The Joint Advanced Weapon System (JAWS) was a missile planned to replace TOW and possibly HELLFIRE. JAWS was intended to possess a true "fire and forget" capability. This was to be accomplished through an infrared imaging system that would allow the missile to seek targets on the battlefield for which it had been preprogrammed. For instance, if the missile was "looking" for an enemy T-72 tank but instead "sees" a friendly M1A1 tank, the missile would not home in on the friendly tank.

JAWS was a joint service multi-role follow-on weapon system for the current TOW and Hellfire missiles, to support Army and USMC Mission Need Statements (MNS) for weapon requirements for the post-2000 force structure. Navy JAWS efforts supported joint trade studies, Analysis of Alternatives (AOA), and the development of emerging programs' Milestone 0 documentation.

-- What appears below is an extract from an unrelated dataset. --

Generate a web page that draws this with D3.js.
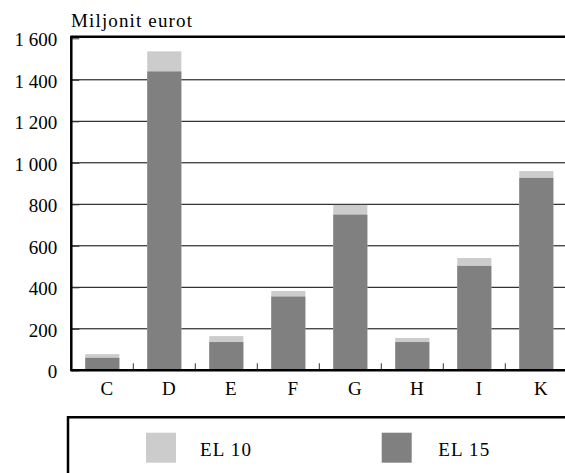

Through Memorandums of Understanding (MOU), the Army was assigned as the lead service. Development programs included The Army Combined Arms Weapon System (TACAWS), the Advanced Missile System- Heavy (AMS- H), the Advanced Precision Kill Weapon System (APKWS) guided rocket, and component upgrades to existing missile systems. The Navy participated in technology modeling and simulation efforts at the Army's Advanced Prototyping, Engineering, and experimentation (APEX) Laboratory. This modeling supported hardware development efforts such as the Future Missile Technology Integration (FMTI) program, to explore advanced guidance, propulsion, and motor capabilities desired by the services. As a simulator, the APEX Lab also assisted in developing potential Tactics, Techniques, and procedures (TTPs), and in operationally validating the requirements set out in the MNS and the ORD. All JAWS efforts supported the services' requirements for state-of-the-art capabilities to complement the next generation of aircraft and to defeat the threats of the post-2000 battlefield.

Allowances were not being made by the Army and the Marine Corps for the possibility that JAWS might not satisfy the requirements and needs for the Marine Corps' attack helicopters. TOW had a shelf life of 10 years. Planned operational fielding of the JAWS missile was 2005, but the last planned purchase of TOW missiles for the Army and Marine Corps had already taken place.

In 1992 the Marine Corps Aviation Weapons and Requirements Branch, Headquarters Marine Corps, drafted a Mission Need Statement for JAWS. The purpose of the Mission Need Statement (MNS), was to jointly provide the Army and the Navy/Marine Corps team with a highly versatile weapon that would permit simultaneous engagement of multiple targets. Its goal was to enable force commanders to focus lethal combat power, enhance survivability, and achieve freedom of action on a modern, dynamic battlefield.

The Army also concurred with the MNS of the Marine Corps, and was particularly interested in the applicability of JAWS to satisfy the deficiencies in the air to air capability of its attack and scout aircraft.

The description of the JAWS program as envisioned by the Army, and specifically MICOM, was to provide a follow on anti-armor replacement for the HELLFIRE II (HOMS) and the TOW-2 AIR missile, overcoming the current operational limitations inherent in laser and/or wire guided SACLOS weapons. The objectives of the program were the following:

  • To "neckdown", that is, to produce one missile where today there are two, TOW and HELLFIRE.
  • To augment the AIM-9 missile for an anti-helo capability (a capability that the Army was more concerned with than the Marine Corps).
  • To fire and forget the missile
  • To possess a very high speed and long range.
  • To be IOC (have an initial operating capability) by 2003.
  • 6. To be fully operational in 2005.